Ungkapan haji mabrur yang sangat popular itu berasal dari
kata al-birr ini, tetapi nampaknya jarang jika bukan tidak pernah pemaknaan
haji mabrur melalui kata al-birr ini. Maka wajar jika implementasi keshahihan social
ibadah haji seperti kurang terwujud sebagaimana mestinya.

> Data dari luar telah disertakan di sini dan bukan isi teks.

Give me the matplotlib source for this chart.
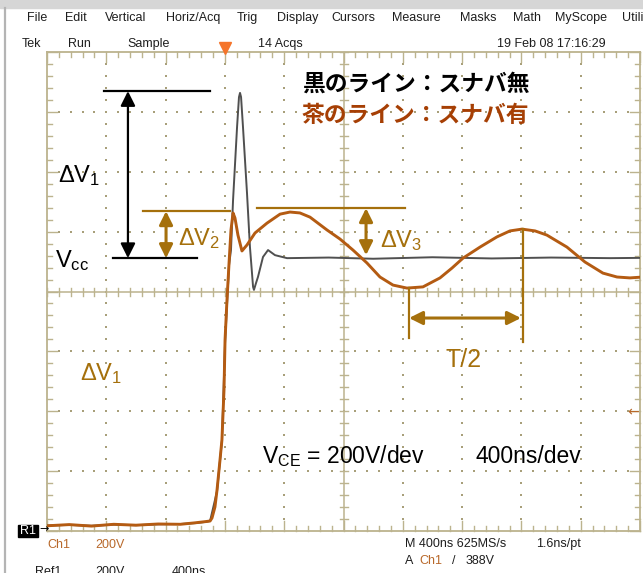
import matplotlib
matplotlib.use('Agg')
import matplotlib.pyplot as plt
from matplotlib.patches import Rectangle

plt.rcParams['mathtext.fontset'] = 'custom'
plt.rcParams['mathtext.rm'] = 'Liberation Sans'
plt.rcParams['mathtext.it'] = 'Liberation Sans'
plt.rcParams['font.family'] = ['Liberation Sans', 'DejaVu Sans']

# brown trace (with snubber): time in ns from trigger, voltage in V
t_brown = [-1200, -1050, -900, -750, -600, -450, -300, -200, -130, -100,
           -87, -67, -53, -33, -20, -6, 1, 14, 28, 41, 55, 68, 88, 115, 149,
           203, 284, 372, 439, 506, 574, 689, 776, 864, 958, 1046, 1134,
           1228, 1336, 1451, 1532, 1606, 1721, 1835, 1923, 2004, 2092,
           2172, 2307, 2429, 2550, 2645, 2732, 2820]
v_brown = [4, 8, 3, 9, 6, 10, 9, 14, 18, 20,
           30, 67, 124, 224, 291, 458, 625, 758, 882, 992, 1049, 1032, 975,
           922, 942, 982, 1015, 1045, 1052, 1049, 1035, 992, 962, 925, 882,
           835, 808, 798, 802, 832, 865, 898, 935, 969, 989, 995, 989, 975,
           935, 885, 848, 835, 832, 835]

# black trace (without snubber)
t_black = [-1200, -1050, -900, -750, -600, -450, -300, -200, -130, -100,
           -53, -20, 1, 28, 41, 55, 82, 95, 102, 109, 122, 149, 169, 190,
           196, 210, 223, 257, 291, 338, 419, 700, 1000, 1400, 1800, 2200,
           2600, 2820]
v_black = [5, 7, 4, 8, 6, 9, 10, 13, 17, 20,
           120, 288, 615, 875, 925, 1092, 1336, 1436, 1450, 1436, 1336,
           1116, 935, 802, 792, 815, 835, 902, 925, 908, 898, 900, 896,
           901, 897, 900, 898, 899]

menu_items = ["File", "Edit", "Vertical", "Horiz/Acq", "Trig", "Display",
              "Cursors", "Measure", "Masks", "Math", "MyScope", "Utilities"]
menu_x = [27, 65, 105, 166, 237, 277, 331, 392, 460, 513, 555, 622]

W, H = 643, 573
fig = plt.figure(figsize=(W / 100, H / 100), dpi=100)
fig.patch.set_facecolor('white')


def fx(x):
    return x / W


def fy(y):
    return 1 - y / H


GL, GR, GT, GB = 47, 640, 52, 531
pos = [fx(GL), fy(GB), (GR - GL) / W, (GB - GT) / H]
DXPX = (GR - GL) / 10.0
DYPX = (GB - GT) / 8.0
GRAT = '#bcb38e'
DOT = '#a89f7a'

# window chrome
fig.patches.append(Rectangle((0, fy(8)), 1, 8 / H, transform=fig.transFigure,
                             color='#d6d6d6', zorder=0))
fig.add_artist(plt.Line2D([fx(5), fx(5)], [0, fy(8)], transform=fig.transFigure,
                          color='#b4b4b4', lw=1.6))

# graticule in division units
g = fig.add_axes(pos)
g.set_xlim(0, 10)
g.set_ylim(0, 8)
g.axis('off')
tx = 1 / DXPX
ty = 1 / DYPX
for yy in [0, 8]:
    g.plot([0, 10], [yy, yy], color=GRAT, lw=1.3, clip_on=False)
for xx in [0, 10]:
    g.plot([xx, xx], [0, 8], color=GRAT, lw=1.3, clip_on=False)
g.plot([5, 5], [0, 8], color=GRAT, lw=1.1)
g.plot([0, 10], [4, 4], color=GRAT, lw=1.1)
for i in range(51):
    x = i * 0.2
    ln = 10 if i % 5 == 0 else 5
    g.plot([x, x], [8, 8 - ln * ty], color=GRAT, lw=1.0, clip_on=False)
    g.plot([x, x], [0, ln * ty], color=GRAT, lw=1.0, clip_on=False)
    g.plot([x, x], [4 - 4 * ty, 4 + 4 * ty], color=GRAT, lw=1.0)
for j in range(41):
    y = j * 0.2
    ln = 10 if j % 5 == 0 else 5
    g.plot([0, ln * tx], [y, y], color=GRAT, lw=1.0, clip_on=False)
    g.plot([10, 10 - ln * tx], [y, y], color=GRAT, lw=1.0, clip_on=False)
    g.plot([5 - 4 * tx, 5 + 4 * tx], [y, y], color=GRAT, lw=1.0)
dx, dy = [], []
for i in [1, 2, 3, 4, 6, 7, 8, 9]:
    for j in range(1, 40):
        dx.append(i)
        dy.append(j * 0.2)
for j in [1, 2, 3, 5, 6, 7]:
    for i in range(1, 50):
        dx.append(i * 0.2)
        dy.append(j)
g.scatter(dx, dy, s=1.8, color=DOT, marker='s', linewidths=0)
# trigger position marker
g.plot([3], [8.06], marker='v', ms=8, color='#f5742a', clip_on=False)

# data axes: ns and V
a = fig.add_axes(pos, facecolor='none')
a.set_xlim(-1200, 2800)
a.set_ylim(-13.4, 1586.6)
a.axis('off')
a.plot(t_black, v_black, color='#505050', lw=1.4, zorder=3)
a.plot(t_brown, v_brown, color='#b45b12', lw=2.1, zorder=4)

BLK = 'black'
ANN = '#a5700c'
LEG = '#a63f04'

# black annotation
a.plot([-815, -101], [1456, 1456], color=BLK, lw=1.6, zorder=5)
a.plot([-755, -188], [898, 898], color=BLK, lw=1.6, zorder=5)
a.annotate('', xy=(-654, 1456), xytext=(-654, 898),
           arrowprops=dict(arrowstyle='<|-|>', color=BLK, lw=1.6,
                           mutation_scale=22, shrinkA=0, shrinkB=0), zorder=5)
# brown annotations
a.plot([-552, 34], [1055, 1055], color=ANN, lw=1.6, zorder=5)
a.plot([216, 1215], [1065, 1065], color=ANN, lw=1.6, zorder=5)
a.annotate('', xy=(-397, 1055), xytext=(-397, 898),
           arrowprops=dict(arrowstyle='<|-|>', color=ANN, lw=2.2,
                           mutation_scale=20, shrinkA=0, shrinkB=0), zorder=5)
a.annotate('', xy=(952, 1065), xytext=(952, 908),
           arrowprops=dict(arrowstyle='<|-|>', color=ANN, lw=2.2,
                           mutation_scale=20, shrinkA=0, shrinkB=0), zorder=5)
a.plot([1242, 1242], [798, 631], color=ANN, lw=1.6, zorder=5)
a.plot([2011, 2011], [995, 618], color=ANN, lw=1.6, zorder=5)
a.annotate('', xy=(1242, 698), xytext=(1997, 698),
           arrowprops=dict(arrowstyle='<|-|>', color=ANN, lw=2.2,
                           mutation_scale=20, shrinkA=0, shrinkB=0), zorder=5)


def ptxt(x, y, s, **kw):
    fig.text(fx(x), fy(y), s, **kw)


big = dict(fontsize=17, va='baseline', ha='left', family='Liberation Sans')
ptxt(58, 182, 'ΔV$_1$', color=BLK, **big)
ptxt(55, 267, 'V$_{\\mathrm{cc}}$', color=BLK, **big)
ptxt(178, 245, 'ΔV$_2$', color=ANN, **big)
ptxt(380, 247, 'ΔV$_3$', color=ANN, **big)
ptxt(80, 380, 'ΔV$_1$', color=ANN, **big)
ptxt(446, 367, 'T/2', color=ANN, fontsize=18, va='baseline', ha='left')
ptxt(262, 463, 'V$_{\\mathrm{CE}}$ = 200V/dev', color=BLK, fontsize=16.5,
     va='baseline', ha='left')
ptxt(475, 463, '400ns/dev', color=BLK, fontsize=16.5, va='baseline', ha='left')

jp = dict(fontsize=16.4, fontweight='bold', va='center', ha='left',
          family=['Noto Sans CJK JP', 'DejaVu Sans'])
ptxt(302, 84, '黒のライン：スナバ無', color=BLK, **jp)
ptxt(302, 115, '茶のライン：スナバ有', color=LEG, **jp)

# scope UI text
ui = dict(fontsize=9, va='center', ha='left',
          family=['Liberation Sans Narrow', 'Liberation Sans'], color='#1e1e1e')
for name, x in zip(menu_items, menu_x):
    ptxt(x, 18, name, **ui)
ptxt(22, 44, 'Tek', **ui)
ptxt(68, 44, 'Run', **ui)
ptxt(127, 44, 'Sample', **ui)
ptxt(258, 44, '14 Acqs', **ui)
ptxt(497, 44, '19 Feb 08 17:16:29', **ui)

CH = '#b8682a'
ui_ch = dict(ui)
ui_ch['color'] = CH
ptxt(47, 545, 'Ch1', **ui_ch)
ptxt(95, 545, '200V', **ui_ch)
ptxt(405, 544, 'M 400ns 625MS/s', **ui)
ptxt(536, 544, '1.6ns/pt', **ui)
ptxt(405, 561, 'A', **ui)
ptxt(419, 561, 'Ch1', **ui_ch)
ptxt(452, 561, '/', **ui)
ptxt(466, 561, '388V', **ui)
ui_ref = dict(ui)
ui_ref['va'] = 'top'
ptxt(35, 566, 'Ref1', **ui_ref)
ptxt(95, 566, '200V', **ui_ref)
ptxt(172, 566, '400ns', **ui_ref)

# R1 reference marker
fig.patches.append(Rectangle((fx(18), fy(537)), 20 / W, 12 / H,
                             transform=fig.transFigure, color='black', zorder=5))
ptxt(20, 531, 'R1', fontsize=9, color='white', va='center', ha='left',
     family=['Liberation Sans Narrow', 'Liberation Sans'], zorder=6)
ptxt(39, 529, '→', fontsize=8, color='black', va='center', ha='left',
     family='DejaVu Sans')
ptxt(627, 412, '←', fontsize=10, color=CH, va='center', ha='left',
     family='DejaVu Sans')

fig.savefig('out.png', dpi=100)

Kata al-birr terdapat
dalam 6 (enam) ayat masing-masing dalam surat Al-Baqarah ayat: 44, 177, dan
189, Surat Ali Imran: 92, Al-Maidah: 2, dan Al-Mujadilah: 9, Variasi-variasi
lain dari kata ini seperti barar,
tabarru, dan abrar terdapat dalam Qs Al-Mumtahanah: 8, Ath-Thur: 28, Maryam:
115, Al-Infithar: 13, Al-Muthafifin: 18 dan 22, serta Al-Baqarah: 224. Keseluruhan
kata al-birr dan variasinya berjumlah 18 ayat.
Memahami secara tegas makna kata al-birr ini agak sulit
bahkan kata ini merupakan salah satu istilah moral Al-Qur’an yang paling elusive.
Sebab banyak istilah lain dalam Al-Qur’an yang memiliki makna serupa , seperti
kata hasan, khair, shalihat,ma’ruf, dan thayyib.
Toshihiko Isutzu mengatakan, bahwa kata al-birr inisangat
variatif. Penterjemahan kata ini dalam bahasa Inggris adalah Piety
(keshalihan), righteousness (kebajikan, kebenaran, dan keadilan) kata yang
sangat shahih al-birr memiliki kekhasan makna pada dua unsur yakni berbuat baik
dan adil sesame manusia dan ketaatan kepada Allah. Ayat Al-Qur’an yang terdapat
kata al-birr dan variasinya selalu menjelaskan tentang keseimbangan antara
keshalihan ritual kepada Allah dan keshalihan social kepada sesama.
Sangat besar harapan
kita semua, jamaah haji Indonesia yang jumlahnya ratusan ribu tiap tahunnya dan
merupakan jumlah jamaah haji terbesar di dunia, sekembalinya dari tanah suci
nanti tidak saja ibadah ritualnya yang bertambah baik, tetapi juga dirinya akan
membawa, manfaat, kebaikan, dan kebahagiaan untuk semua. Semoga.